Code that draws figures

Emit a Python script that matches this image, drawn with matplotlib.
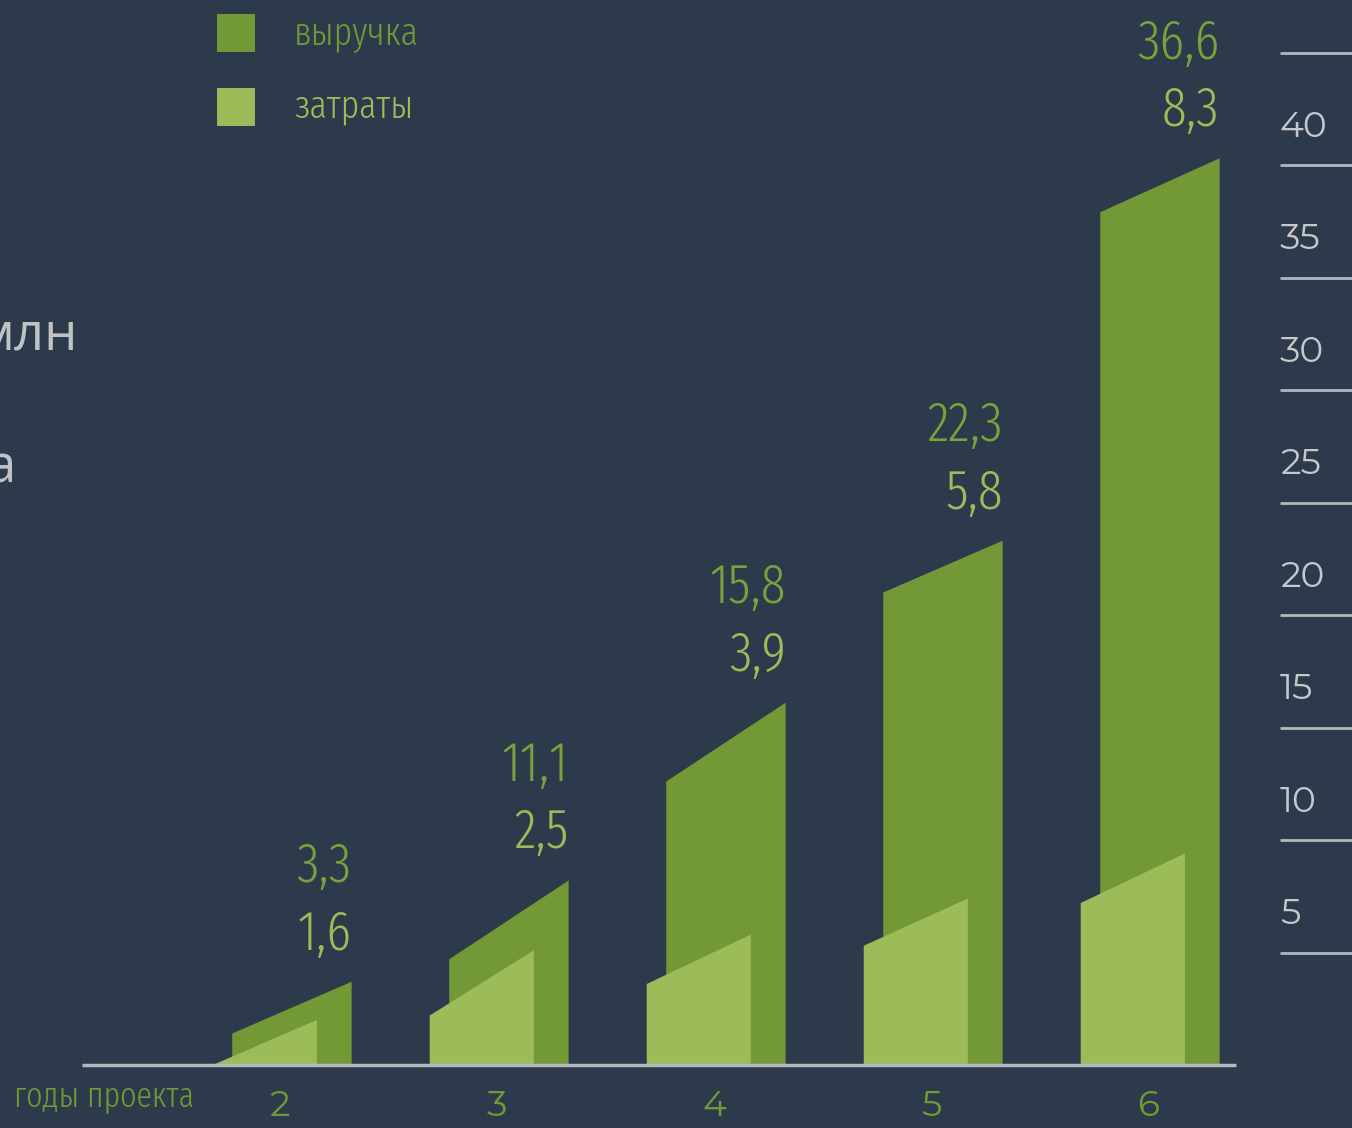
import matplotlib.pyplot as plt
from matplotlib.patches import Polygon, Rectangle

# data
years = [2, 3, 4, 5, 6]
revenue_labels = ['3,3', '11,1', '15,8', '22,3', '36,6']
cost_labels = ['1,6', '2,5', '3,9', '5,8', '8,3']
# drawn bar tops (slanted: left / right edge), axis units
revenue_top_left = [1.4, 4.7, 12.6, 21.0, 37.9]
revenue_top_right = [3.7, 8.2, 16.1, 23.3, 40.3]
cost_top_left = [0.0, 2.2, 3.6, 5.3, 7.2]
cost_top_right = [2.0, 5.1, 5.8, 7.4, 9.4]
grid_values = [5, 10, 15, 20, 25, 30, 35, 40, 45]
grid_labels = ['5', '10', '15', '20', '25', '30', '35', '40', '']

bg = '#2c3a4b'
c_rev = '#739937'
c_cost = '#9cbb59'
c_axis = '#c6c8ca'
narrow = ['Fira Sans Extra Condensed', 'DejaVu Sans']
digits = ['Montserrat Alternates', 'Open Sans', 'DejaVu Sans']
wide = ['Open Sans', 'DejaVu Sans']

fig = plt.figure(figsize=(13.52, 11.28), dpi=100)
fig.patch.set_facecolor(bg)
ax = fig.add_axes([0, 0, 1, 1])
ax.set_facecolor(bg)
ax.set_xlim(2 - 280 / 217, 2 + 1072 / 217)
ax.set_ylim(-63 / 22.5, 1065 / 22.5)
ax.axis('off')

for i, yr in enumerate(years):
    l, r = yr - 0.22, yr + 0.33
    ax.add_patch(Polygon([(l, 0), (l, revenue_top_left[i]), (r, revenue_top_right[i]), (r, 0)],
                         closed=True, facecolor=c_rev, edgecolor='none', zorder=2))
    l, r = yr - 0.31, yr + 0.17
    ax.add_patch(Polygon([(l, 0), (l, cost_top_left[i]), (r, cost_top_right[i]), (r, 0)],
                         closed=True, facecolor=c_cost, edgecolor='none', zorder=3))
    # value labels above the bars
    xr = yr + 0.33
    ax.text(xr, revenue_top_right[i] + 5.1, revenue_labels[i], ha='right', va='center',
            fontsize=40, color='#7aa13b', family=narrow, weight=300)
    ax.text(xr, revenue_top_right[i] + 2.1, cost_labels[i], ha='right', va='center',
            fontsize=40, color=c_cost, family=narrow, weight=300)
    ax.text(yr, -1.8, str(yr), ha='center', va='center', fontsize=26,
            color=c_rev, family=digits)

# baseline
ax.plot([1.088, 6.406], [0, 0], color='#b4b8bc', lw=2.5, zorder=4, solid_capstyle='butt')

# right side scale
for v, lab in zip(grid_values, grid_labels):
    ax.plot([6.608, 6.95], [v, v], color='#b4b8bc', lw=2, solid_capstyle='butt')
    if lab:
        ax.text(6.608, v + 1.7, lab, ha='left', va='center', fontsize=26,
                color=c_axis, family=digits)

ax.text(0.774, -1.4, 'годы проекта', ha='left', va='center', fontsize=25,
        color=c_rev, family=narrow, weight=300)

# cut-off title text at the left edge
ax.text(1.069, 32.4, 'млн', ha='right', va='center', fontsize=38, color='#c0c2c4',
        family=wide)
ax.text(0.785, 26.5, 'а', ha='right', va='center', fontsize=38, color='#c0c2c4',
        family=wide)

# legend
fig.patches.append(Rectangle((217 / 1352, 1 - 52 / 1128), 38 / 1352, 38 / 1128,
                             transform=fig.transFigure, facecolor=c_rev, edgecolor='none'))
fig.patches.append(Rectangle((217 / 1352, 1 - 126 / 1128), 38 / 1352, 38 / 1128,
                             transform=fig.transFigure, facecolor=c_cost, edgecolor='none'))
fig.text(294 / 1352, 1 - 34 / 1128, 'выручка', ha='left', va='center', fontsize=28,
         color=c_rev, family=narrow, weight=300)
fig.text(294 / 1352, 1 - 106 / 1128, 'затраты', ha='left', va='center', fontsize=28,
         color=c_cost, family=narrow, weight=300)

fig.savefig('out.png', dpi=100, facecolor=bg)
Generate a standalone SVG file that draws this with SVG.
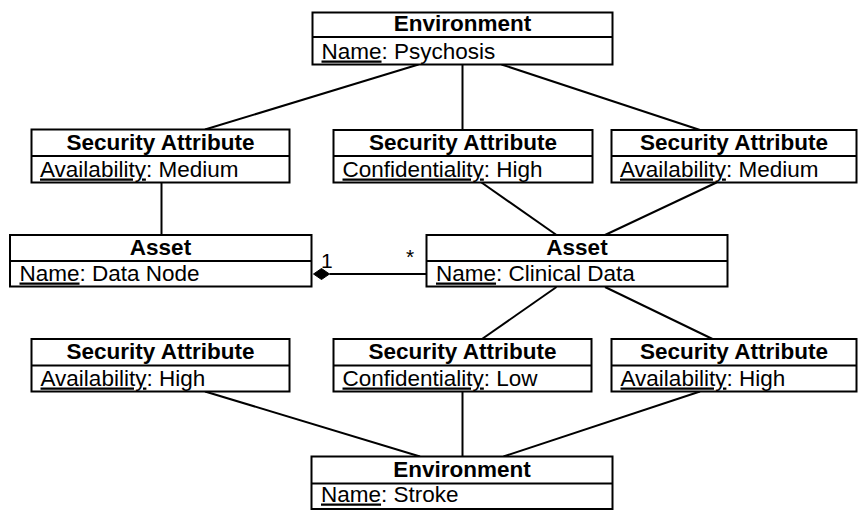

» Exercise:
Quote every record above exactly, leaving out any pictures.

» Task output:
Emit a Python script that matches this image, drawn with matplotlib.
import matplotlib.pyplot as plt
from matplotlib.patches import Polygon, Rectangle

# data
years = [2, 3, 4, 5, 6]
revenue_labels = ['3,3', '11,1', '15,8', '22,3', '36,6']
cost_labels = ['1,6', '2,5', '3,9', '5,8', '8,3']
# drawn bar tops (slanted: left / right edge), axis units
revenue_top_left = [1.4, 4.7, 12.6, 21.0, 37.9]
revenue_top_right = [3.7, 8.2, 16.1, 23.3, 40.3]
cost_top_left = [0.0, 2.2, 3.6, 5.3, 7.2]
cost_top_right = [2.0, 5.1, 5.8, 7.4, 9.4]
grid_values = [5, 10, 15, 20, 25, 30, 35, 40, 45]
grid_labels = ['5', '10', '15', '20', '25', '30', '35', '40', '']

bg = '#2c3a4b'
c_rev = '#739937'
c_cost = '#9cbb59'
c_axis = '#c6c8ca'
narrow = ['Fira Sans Extra Condensed', 'DejaVu Sans']
digits = ['Montserrat Alternates', 'Open Sans', 'DejaVu Sans']
wide = ['Open Sans', 'DejaVu Sans']

fig = plt.figure(figsize=(13.52, 11.28), dpi=100)
fig.patch.set_facecolor(bg)
ax = fig.add_axes([0, 0, 1, 1])
ax.set_facecolor(bg)
ax.set_xlim(2 - 280 / 217, 2 + 1072 / 217)
ax.set_ylim(-63 / 22.5, 1065 / 22.5)
ax.axis('off')

for i, yr in enumerate(years):
    l, r = yr - 0.22, yr + 0.33
    ax.add_patch(Polygon([(l, 0), (l, revenue_top_left[i]), (r, revenue_top_right[i]), (r, 0)],
                         closed=True, facecolor=c_rev, edgecolor='none', zorder=2))
    l, r = yr - 0.31, yr + 0.17
    ax.add_patch(Polygon([(l, 0), (l, cost_top_left[i]), (r, cost_top_right[i]), (r, 0)],
                         closed=True, facecolor=c_cost, edgecolor='none', zorder=3))
    # value labels above the bars
    xr = yr + 0.33
    ax.text(xr, revenue_top_right[i] + 5.1, revenue_labels[i], ha='right', va='center',
            fontsize=40, color='#7aa13b', family=narrow, weight=300)
    ax.text(xr, revenue_top_right[i] + 2.1, cost_labels[i], ha='right', va='center',
            fontsize=40, color=c_cost, family=narrow, weight=300)
    ax.text(yr, -1.8, str(yr), ha='center', va='center', fontsize=26,
            color=c_rev, family=digits)

# baseline
ax.plot([1.088, 6.406], [0, 0], color='#b4b8bc', lw=2.5, zorder=4, solid_capstyle='butt')

# right side scale
for v, lab in zip(grid_values, grid_labels):
    ax.plot([6.608, 6.95], [v, v], color='#b4b8bc', lw=2, solid_capstyle='butt')
    if lab:
        ax.text(6.608, v + 1.7, lab, ha='left', va='center', fontsize=26,
                color=c_axis, family=digits)

ax.text(0.774, -1.4, 'годы проекта', ha='left', va='center', fontsize=25,
        color=c_rev, family=narrow, weight=300)

# cut-off title text at the left edge
ax.text(1.069, 32.4, 'млн', ha='right', va='center', fontsize=38, color='#c0c2c4',
        family=wide)
ax.text(0.785, 26.5, 'а', ha='right', va='center', fontsize=38, color='#c0c2c4',
        family=wide)

# legend
fig.patches.append(Rectangle((217 / 1352, 1 - 52 / 1128), 38 / 1352, 38 / 1128,
                             transform=fig.transFigure, facecolor=c_rev, edgecolor='none'))
fig.patches.append(Rectangle((217 / 1352, 1 - 126 / 1128), 38 / 1352, 38 / 1128,
                             transform=fig.transFigure, facecolor=c_cost, edgecolor='none'))
fig.text(294 / 1352, 1 - 34 / 1128, 'выручка', ha='left', va='center', fontsize=28,
         color=c_rev, family=narrow, weight=300)
fig.text(294 / 1352, 1 - 106 / 1128, 'затраты', ha='left', va='center', fontsize=28,
         color=c_cost, family=narrow, weight=300)

fig.savefig('out.png', dpi=100, facecolor=bg)
Generate a standalone SVG file that draws this with SVG.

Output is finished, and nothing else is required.